The work history section is to show the potential employer what jobs or work experience you’ve done.  You don’t need to include every last detail about your duties or achievements for each job. Include only skills and duties that are relevant to the job you're applying for, as you want to show that you are a good fit for the job. If you find you have lots to write about, you can always write down and save your examples or other relevant skills for the interview.

  • Job title, name of employer, location, month and year started – present (or month and year that you left)
    • Briefly list the duties you had, and skills you learned while working here. Choose skills or qualities that the employer has listed in their job description


  • Class 2 LGV driver, Prestons of Potto, North Yorkshire, June 2017 – present
    • Responsible for maintaining my lorry, working with two other drivers on the same route, completing delivery paperwork, recording mileage, and assisting with loading and unloading goods
    • I have learned how to effectively plan my route, look after my vehicle, adhere to current safety requirements, and have a good knowledge of the local area and road network

What jobs should you include?

  • Try to include your work history for the last five years. If you haven’t been working for that long, that is okay. It will be explained by the education history. If you have recently moved to the country, it’s okay to include employment in other countries. There is more advice on work and education history in our top tips online article.
  • If you’re applying for your first role in this sector, it’s still important to include your work history. Use it to highlight relevant skills that the employer is looking for, such as organisation, team work and good communication.
  • Include details of any jobs that have involved driving, even if it’s a small van or a car – this still shows you are responsible and a driver than a potential employer can trust.

Education History

In education history, this is a chance to show any relevant training you have done, what skills you have learned from your courses, as well as general education subjects you’ve done. As you get more work experience, this section will become shorter, as your work history becomes more relevant and more recent.

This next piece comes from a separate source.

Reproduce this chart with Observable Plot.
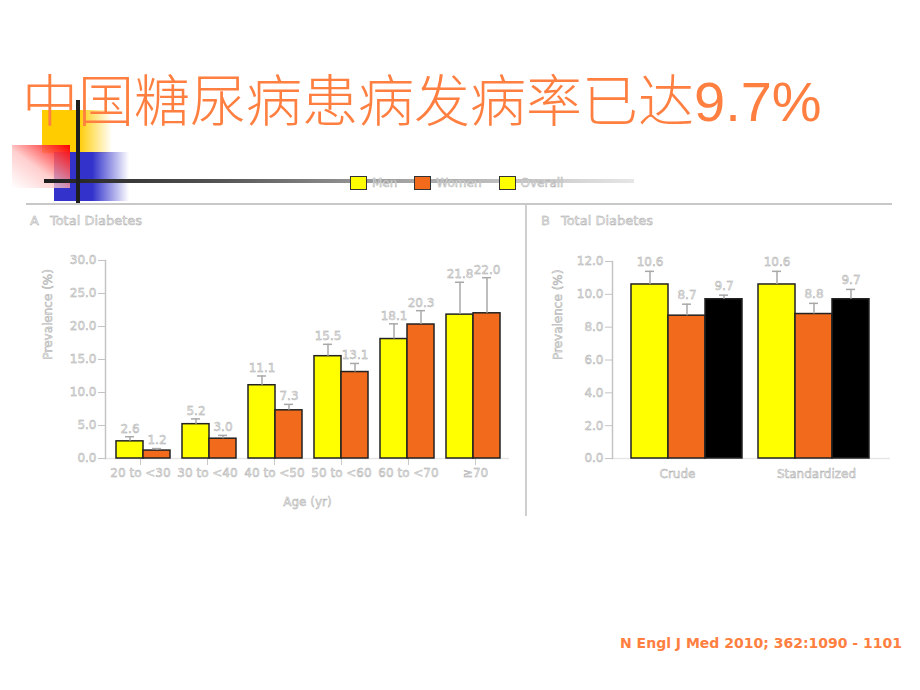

To be an LGV Driver you need to have the correct licences. There are 4 types of licences; 

• LGV Cat C1 (aka 7.5tonne)
• LGV C1E (aka 7.5 tonne with trailer)
• LGV Cat C (aka HGV Class 2) 
• LGV Cat C+E (aka “HGV Class 1”)

If you don't have a licence you can find out more about how to get one here. 

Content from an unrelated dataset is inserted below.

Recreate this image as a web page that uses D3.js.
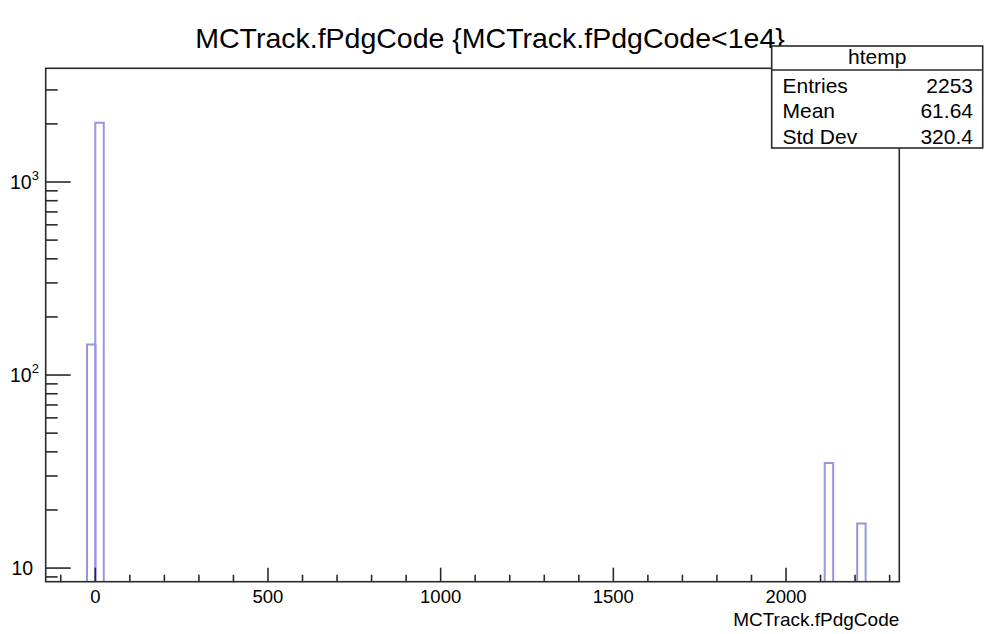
<!DOCTYPE html>
<html>
<head>
<meta charset="utf-8">
<script src="https://cdn.jsdelivr.net/npm/d3@7"></script>
<style>
  html, body { margin: 0; padding: 0; background: #fff; }
  svg { display: block; font-family: "Liberation Sans", Arial, Helvetica, sans-serif; }
</style>
</head>
<body>
<svg id="chart" width="986" height="634"></svg>
<script>
// ---- data ----
const titleText = "MCTrack.fPdgCode {MCTrack.fPdgCode<1e4}";
const xAxisTitle = "MCTrack.fPdgCode";
const binLow = [-24, 0, 2112, 2206];
const binCounts = [144, 2030, 35, 17];
const binWidth = 24.5;
const xDomain = [-143.6, 2328];
const yDomain = [8.5, 3882];
const xMajorTicks = [0, 500, 1000, 1500, 2000];
const xMinorTicks = [-100, 100, 200, 300, 400, 600, 700, 800, 900, 1100, 1200, 1300, 1400, 1600, 1700, 1800, 1900, 2100, 2200, 2300];
const yMajorTicks = [10, 100, 1000];
const yMajorExp = ["", "2", "3"];
const yMinorTicks = [9, 20, 30, 40, 50, 60, 70, 80, 90, 200, 300, 400, 500, 600, 700, 800, 900, 2000, 3000];
const statsTitle = "htemp";
const statsLabels = ["Entries", "Mean", "Std Dev"];
const statsValues = ["2253", "61.64", "320.4"];

// ---- layout ----
const svg = d3.select("#chart");
const L = 45.7, R = 899.3, T = 68.3, B = 581.7;
const x = d3.scaleLinear().domain(xDomain).range([L, R]);
const y = d3.scaleLog().domain(yDomain).range([B, T]);

// title
svg.append("text").attr("x", 490).attr("y", 48)
  .attr("text-anchor", "middle").attr("font-size", 28.5).attr("fill", "#000")
  .text(titleText);

// histogram (step outline)
svg.append("defs").append("clipPath").attr("id", "clip")
  .append("rect").attr("x", L).attr("y", T).attr("width", R - L).attr("height", B - T);
const hist = svg.append("g").attr("clip-path", "url(#clip)");

// group contiguous bins into step paths
const bins = binLow.map((lo, i) => ({lo, hi: lo + binWidth, n: binCounts[i]}));
const groups = [];
bins.forEach(b => {
  const g = groups[groups.length - 1];
  if (g && Math.abs(g[g.length - 1].hi - b.lo) < 1e-6) g.push(b); else groups.push([b]);
});
groups.forEach(g => {
  const p = d3.path();
  p.moveTo(x(g[0].lo), B);
  g.forEach(b => { p.lineTo(x(b.lo), y(b.n)); p.lineTo(x(b.hi), y(b.n)); });
  p.lineTo(x(g[g.length - 1].hi), B);
  hist.append("path").attr("d", p.toString())
    .attr("fill", "none").attr("stroke", "#9696e4").attr("stroke-width", 2);
});

// frame
svg.append("rect").attr("x", L).attr("y", T).attr("width", R - L).attr("height", B - T)
  .attr("fill", "none").attr("stroke", "#2a2a2a").attr("stroke-width", 1.6);

// x ticks (drawn upward inside frame)
const tickG = svg.append("g").attr("stroke", "#2a2a2a").attr("stroke-width", 1.6);
xMajorTicks.forEach(v => tickG.append("line").attr("x1", x(v)).attr("x2", x(v)).attr("y1", B).attr("y2", B - 14));
xMinorTicks.forEach(v => tickG.append("line").attr("x1", x(v)).attr("x2", x(v)).attr("y1", B).attr("y2", B - 7));
xMajorTicks.forEach(v => svg.append("text").attr("x", x(v)).attr("y", 603)
  .attr("text-anchor", "middle").attr("font-size", 18.5).text(v));

// y ticks (drawn rightward inside frame)
yMajorTicks.forEach(v => tickG.append("line").attr("x1", L).attr("x2", L + 25).attr("y1", y(v)).attr("y2", y(v)));
yMinorTicks.forEach(v => tickG.append("line").attr("x1", L).attr("x2", L + 12).attr("y1", y(v)).attr("y2", y(v)));
yMajorTicks.forEach((v, i) => {
  const t = svg.append("text").attr("y", y(v) + 7).attr("font-size", 19.5);
  if (yMajorExp[i]) {
    t.attr("x", 10);
    t.append("tspan").text("10");
    t.append("tspan").attr("dy", -9).attr("font-size", 13).text(yMajorExp[i]);
  } else {
    t.attr("x", 11.5).text("10");
  }
});

// x axis title
svg.append("text").attr("x", R).attr("y", 626).attr("text-anchor", "end")
  .attr("font-size", 19).text(xAxisTitle);

// stats box
const sx0 = 771.7, sx1 = 982.7, sy0 = 46, sy1 = 148, sh = 70;
svg.append("rect").attr("x", sx0).attr("y", sy0).attr("width", sx1 - sx0).attr("height", sy1 - sy0)
  .attr("fill", "#fff").attr("stroke", "#2a2a2a").attr("stroke-width", 1.6);
svg.append("line").attr("x1", sx0).attr("x2", sx1).attr("y1", sh).attr("y2", sh)
  .attr("stroke", "#2a2a2a").attr("stroke-width", 1.6);
svg.append("text").attr("x", (sx0 + sx1) / 2).attr("y", 64).attr("text-anchor", "middle")
  .attr("font-size", 21).text(statsTitle);
const rowY = [93, 118, 144];
statsLabels.forEach((lab, i) => {
  svg.append("text").attr("x", 782.5).attr("y", rowY[i]).attr("font-size", 21).text(lab);
  svg.append("text").attr("x", 973).attr("y", rowY[i]).attr("text-anchor", "end")
    .attr("font-size", 21).text(statsValues[i]);
});
</script>
</body>
</html>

  • Name of course or qualification, name of training centre or education centre, dates you were in attendance or you completed the course
    • Explain briefly the training certificate relevant to the job you are applying to. What did you learn that is relevant to the job?


  • Class 2 Driver CPC course, Yorkshire Driver Training, May 2017
    • Covered hazard perception, record keeping, safe loading of goods, road safety and laws, fuel efficiency, risk assessments, incident reporting, and practical lorry driving
    • CPC driver card: Expires 2022

If you have completed courses or gained certificates such as first aid, include that information here, as well as details of your car driving licence.

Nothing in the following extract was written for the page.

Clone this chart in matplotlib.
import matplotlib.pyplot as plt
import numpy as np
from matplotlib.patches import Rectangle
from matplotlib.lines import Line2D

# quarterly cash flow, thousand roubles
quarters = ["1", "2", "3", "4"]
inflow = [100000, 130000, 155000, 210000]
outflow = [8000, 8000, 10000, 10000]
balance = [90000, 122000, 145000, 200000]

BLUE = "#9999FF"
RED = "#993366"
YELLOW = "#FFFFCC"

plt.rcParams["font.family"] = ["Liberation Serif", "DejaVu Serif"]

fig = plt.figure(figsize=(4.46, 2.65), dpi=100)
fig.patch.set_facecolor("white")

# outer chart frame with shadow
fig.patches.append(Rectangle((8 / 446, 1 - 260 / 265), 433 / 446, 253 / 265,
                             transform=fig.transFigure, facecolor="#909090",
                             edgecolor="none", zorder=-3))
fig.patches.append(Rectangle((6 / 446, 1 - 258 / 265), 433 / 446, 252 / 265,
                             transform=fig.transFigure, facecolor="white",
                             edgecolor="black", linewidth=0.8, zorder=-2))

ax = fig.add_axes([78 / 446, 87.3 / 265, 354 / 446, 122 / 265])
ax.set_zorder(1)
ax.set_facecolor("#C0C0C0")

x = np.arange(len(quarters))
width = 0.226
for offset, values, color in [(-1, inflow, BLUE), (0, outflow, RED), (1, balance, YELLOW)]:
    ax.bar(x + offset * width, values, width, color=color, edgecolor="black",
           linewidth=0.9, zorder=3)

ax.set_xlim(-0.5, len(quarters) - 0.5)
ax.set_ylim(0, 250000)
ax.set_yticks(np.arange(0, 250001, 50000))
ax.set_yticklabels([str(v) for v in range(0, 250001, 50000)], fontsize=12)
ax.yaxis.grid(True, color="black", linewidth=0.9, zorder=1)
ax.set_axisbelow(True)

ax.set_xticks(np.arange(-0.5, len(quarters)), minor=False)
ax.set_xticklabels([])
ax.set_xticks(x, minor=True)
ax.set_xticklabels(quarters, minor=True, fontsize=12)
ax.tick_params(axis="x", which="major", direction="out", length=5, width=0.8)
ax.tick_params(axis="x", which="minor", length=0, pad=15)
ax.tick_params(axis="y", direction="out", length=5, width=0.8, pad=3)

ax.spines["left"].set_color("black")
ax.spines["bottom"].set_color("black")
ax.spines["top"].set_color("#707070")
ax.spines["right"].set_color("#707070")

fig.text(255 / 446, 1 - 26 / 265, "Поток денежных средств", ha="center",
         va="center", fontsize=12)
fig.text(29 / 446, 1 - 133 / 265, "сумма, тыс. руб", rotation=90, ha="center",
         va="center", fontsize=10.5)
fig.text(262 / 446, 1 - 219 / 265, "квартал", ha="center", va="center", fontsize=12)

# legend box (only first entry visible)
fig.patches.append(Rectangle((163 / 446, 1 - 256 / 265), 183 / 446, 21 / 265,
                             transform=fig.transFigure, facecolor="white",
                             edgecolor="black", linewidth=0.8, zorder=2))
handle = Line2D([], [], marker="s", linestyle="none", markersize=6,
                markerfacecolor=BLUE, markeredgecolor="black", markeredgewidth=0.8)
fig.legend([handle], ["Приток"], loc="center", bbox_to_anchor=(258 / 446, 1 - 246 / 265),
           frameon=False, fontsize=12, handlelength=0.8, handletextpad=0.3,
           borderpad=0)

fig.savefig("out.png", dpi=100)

Here is your chance to highlight the best skills you have in relation to the job you’re applying for. Hint: these will be the skills listed in the job advert, but only highlight the skills you have. Misleading information on your CV is likely to trip you up in an interview and is unprofessional; you don’t have to show you have every last skill listed in the job advert to be successful.


  • Driving and concentration – ‘From longer routes I have improved my practical lorry maneuvers and ability to stay focused on the road for long periods of time. I always take the most direct and safest route.’
  • Communication and team skills – ‘From liaising with customers about deliveries, and my manager, I have improved my listening and communication skills. I can now easily discuss problems with colleagues and customers, and work as a team towards finding a solution.’


First and last name
Job title and relation to you in the work place (if it isn’t obvious from the job title), name of work place, work contact number (or main company phone number which they can be reached through) and work email address


Alex Smith
Prestons of Potto, North Yorkshire
0000 0000 00

Who should you include as a reference?

  • Your first reference should ideally be from your current or most recent manager. The second reference can be from a current colleague, or line manager or supervisor from a previous job. It’s best practice to ask someone if they will be a reference for you before they are contacted. Be aware that not all employers actually contact references, but it’s important to have them available if needed.
  • It’s important to remember that while you are in your current job, consider that you may not want your reference (eg. your current head chef/boss) to be contacted until you have had an interview for a new possible job, or are actually offered it. This is because, for instance, if you weren’t offered the new job, and end up staying in your current job then you might not want your manager having been contacted as a reference. It can cause tension or awkward conversations about why you were trying to leave. A good way to get around this is to simply write ‘References available on request’. This shows the new employer that they can ask you for them as needed, but also means you can ask them to only contact them if you are offered the job, and then have time to ask the reference if it’s okay for them to be contacted. Most potential employers will be happy to wait to do this after offering you the job.
  • If you have only had one previous job, or have been studying, it is okay to include a tutor as a reference, or someone else as a character reference (who is not related to you).